▸ **Work to complete**: Exactly as written, set down the lines from the top of the entries through the line bearing "plt.rcParams['font.family'] = ['Open", with every picture left out.

▸ **Records shown**:

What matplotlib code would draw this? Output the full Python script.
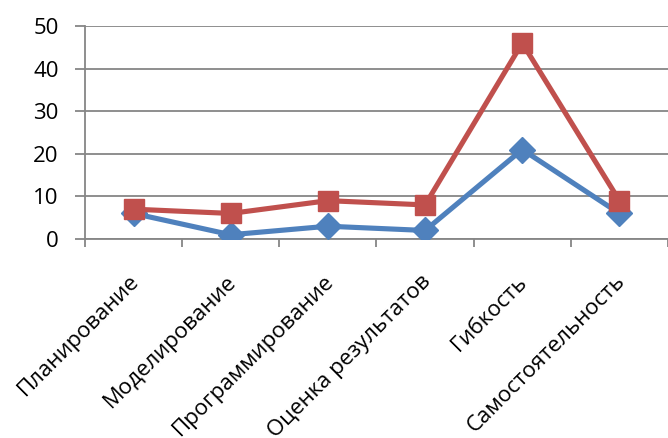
import numpy as np
import matplotlib.pyplot as plt
import matplotlib.transforms as mtransforms

plt.rcParams['font.family'] = ['Open Sans', 'DejaVu Sans']

categories = ["Планирование", "Моделирование", "Программирование",
              "Оценка результатов", "Гибкость", "Самостоятельность"]
series_blue = [6, 1, 3, 2, 21, 6]
series_red = [7, 6, 9, 8, 46, 9]

fig = plt.figure(figsize=(6.68, 4.38), dpi=100)
ax = fig.add_axes([85 / 668, 199 / 438, 583 / 668, 213 / 438])

x = np.arange(len(categories))
ax.plot(x, series_blue, color='#4F81BD', lw=3.7, marker='D', ms=13,
        zorder=3)
ax.plot(x, series_red, color='#C0504D', lw=3.7, marker='s', ms=14.5,
        zorder=4)

ax.set_xlim(-0.5, 5.5)
ax.set_ylim(0, 50)
ax.set_yticks(range(0, 51, 10))
ax.yaxis.grid(True, color='#868686', lw=1.3)
ax.set_axisbelow(True)

for s in ['top', 'right']:
    ax.spines[s].set_visible(False)
ax.spines['left'].set_color('#868686')
ax.spines['bottom'].set_color('#868686')
ax.spines['left'].set_linewidth(1.3)
ax.spines['bottom'].set_linewidth(1.3)

# тики категорий на границах, подписи по центру
ax.set_xticks(np.arange(-0.5, 6, 1.0))
ax.set_xticklabels([])
ax.set_xticks(x, minor=True)
ax.set_xticklabels(categories, minor=True, rotation=45, ha='right',
                   rotation_mode='anchor', fontsize=16)
ax.tick_params(axis='x', which='major', length=6, color='#868686', width=1.3)
ax.tick_params(axis='x', which='minor', length=0, pad=23)
ax.tick_params(axis='y', length=7, color='#868686', width=1.3,
               labelsize=16, pad=12)

# сдвиг подписей чуть влево
shift = mtransforms.ScaledTranslation(-5 / 100, 0, fig.dpi_scale_trans)
for lab in ax.get_xticklabels(minor=True):
    lab.set_transform(lab.get_transform() + shift)

fig.savefig('out.png', dpi=100)
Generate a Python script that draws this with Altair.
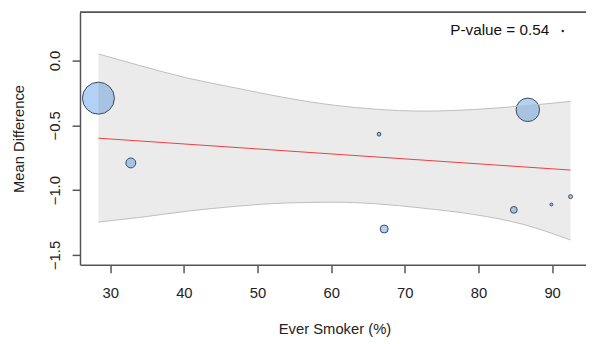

▸ **Exercise response**:
What matplotlib code would draw this? Output the full Python script.
import numpy as np
import matplotlib.pyplot as plt
import matplotlib.transforms as mtransforms

plt.rcParams['font.family'] = ['Open Sans', 'DejaVu Sans']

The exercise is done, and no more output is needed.